I am asking anyone with any largemouth bass experience to help me develop a lure to catch bass in such a location. Baits are prohibited in our competition. Oh yeah.... and there is one other catch. We can only use objects found in our wharehouse to make our lures and we can't use poles or reels.

This is my day 2 fishing lure composed of paper clips for the hook, a nail green paper and shrink wrap for the body, and rockstar/monster pull tabs for the spinners.








This morning I successfully caught a bullfrog by the lips. The lure would sink in the water and the spinners hardly worked. As I was retrieving it along some floating moss the bullfrog snatched it. I intend to provide daily updates concering this matter until either I or my opposition brings in a bass.


----------



## phishouttawater (Nov 2, 2007)

What type of company do you work for? What type of materials are available to you? I myself would make some sort of topwater popper. I would use like a coke bottle lid or even the bottom corner of a bottle. Use Sprite cause green will be the answer. Mimic a frog with it. That will allow you to sit on the weeds on then chug it along.

Sounds like fun. Everyone I work with either golfs or plays video games, neither of which are my bag. 

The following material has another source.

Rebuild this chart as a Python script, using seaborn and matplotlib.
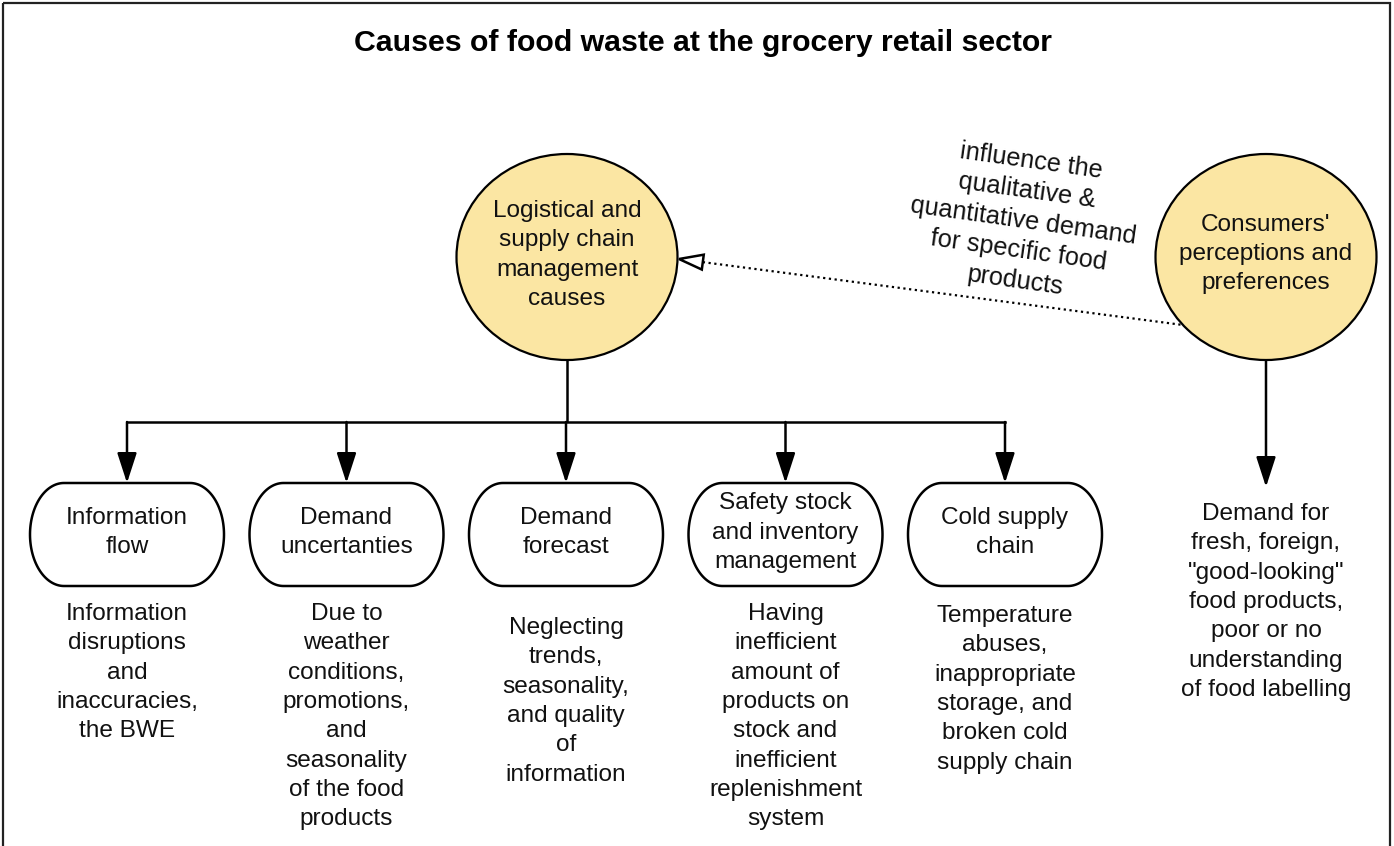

Keep us posted. I wanna see a pic of the winning bass and lure.


----------



## Nambaster (Nov 15, 2007)

It's a milk plant. We have nails,tacks, paper clips, pallets, and shrink wrap.


----------



## Jitterbug (Sep 10, 2007)

You have pallets, so... maybe you could carve out a popper shaped topwater? Wish I could be more help but that's all I got. Sounds like an interesting contest. Good Luck!


----------



## IcatchEm (Sep 11, 2007)

For those conditions, I would try to recreate this http://www.basspro.com/webapp/wcs/store ... erralID=NA


----------



## Christopher30 (Nov 9, 2007)

That is awesome work considering the materials you're working with! Is that plant growth thick from the surface all the way down or is there a few feet of water between the surface and the top of the weeds? If it's to the top i would make some kind of frog imitator that has weedless hooks. Not easy as it sounds i'm sure. If you have some open water use your paper clips to make some kind of spinner that has a lot of resistance on the spinning blades ( that won't sink if you retrieve it slow). Cool project though, i used to carve lures when i was young 12 13ish and i gave it up once i started making my own money. This post makes me want to get into it again.


----------



## REPETER (Oct 3, 2007)

My suggestion would be to keep it as simple as possible...have you seen these?
http://www.bottlecaplure.com/images/bottlecaplure.jpg


----------



## fishing#1 (Sep 10, 2007)

that is cool


----------